LO: Maybe he was talking about Spidis being Wishram- MM: Possibly. LO: -and not necessarily the song.
CT: They're the same thing. MM: Yeah. CT: They're the same thing, Wishram and Wasco are the same. LO: Oh. CT: Uh huh.
TAPE: End of EC ten-inch, 2-6-7.
PAUSE
MM: -and hold a service, and you'd, probably, sure be welcome to come and LO: Oh, really? MM: -observe, and pray with us.
LO: It would be allowed?
MM: Uh huh. I'm sure it would.
LO: Would you like to eat before that?
MM: Mmm hmm. (Laughs) They'll eat there-
CT: I would, I'm hungry.
MM: Are you? I know, I'm a poor hostess- CT: That's all right. MM: -I got nothing to offer.
LO: Well, we don't have anything to give you, but we could at least take you out to dinner.
MM: Well, you can always feed-
CT: You don't have to give us nothing, that'd be the first time I've ever had anything given to me.
MM: -no we don't, we don't expect anything, that's a tradition that's kind of lost-
CT: I don't, I don't sell, I share.
MM: -too.

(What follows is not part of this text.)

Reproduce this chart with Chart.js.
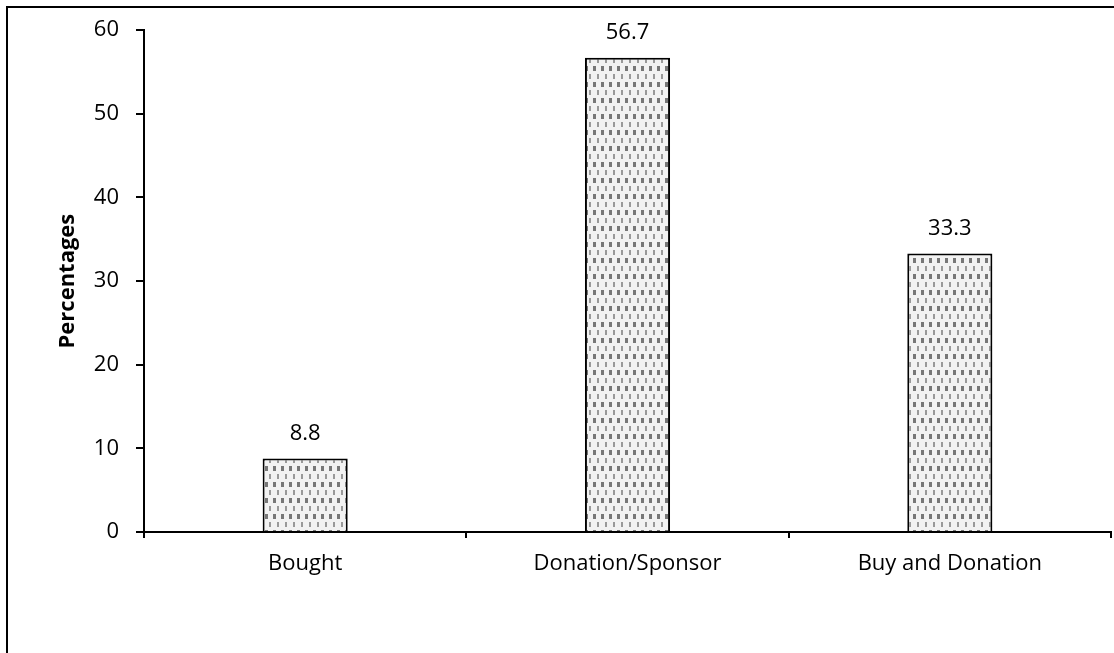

Nobody visits, hardly, anymore, they just don't have time. You run into each other at the store or the Post Office, then you exchange and few words and ...
JJ: Everyone's busy.
LO: Too busy.
MM: When we used to have to travel horseback and wagon, that's when we'd goand we'd visit for two, three days, go home.

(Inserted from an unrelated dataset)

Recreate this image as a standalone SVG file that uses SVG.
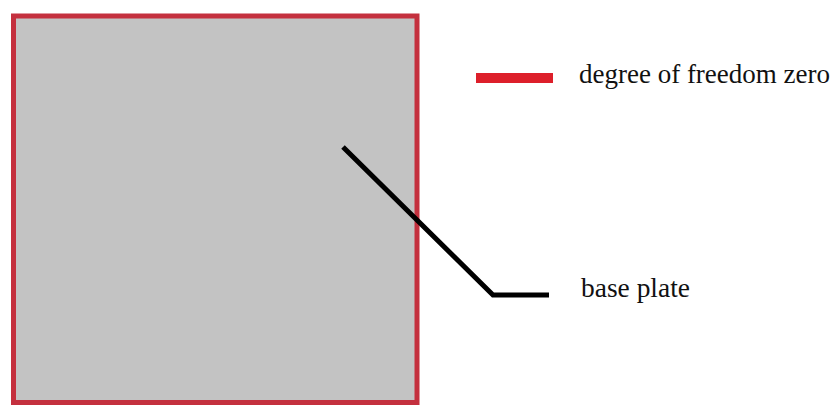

CT: [ ] the people had come to see us, clear from Simnasho, horseback.
LO: Do you, do you ladies still practice uh, do you still go to sweathouse?
MM: Yes. I, In fact, I have one.
LO: You do, right here?
MM: Yes, and I was gonna- CT: Did you want to sweat? MM: Yeah.
LO: Yes! Sometime.
MM: Yeah, I was going, in fact, today would be my third day I'd do it.
LO: You sweat with the women and the men separate, I assume.
MM: Yes, yes, we do.
CT: Long ago, my father-in-law and my mother-in-law and sister-in-law used to sweat together.
JJ: Do you sing songs in the sweathouse?
MM: I do, my own, my own songs.
JJ: Your own songs, uh huh.
LO: You still do songs, in there?
MM: Mmm hmm, mmm hmm. I sing my songs that I have.
LO: Your personal songs. MM: Yeah. LO: I see.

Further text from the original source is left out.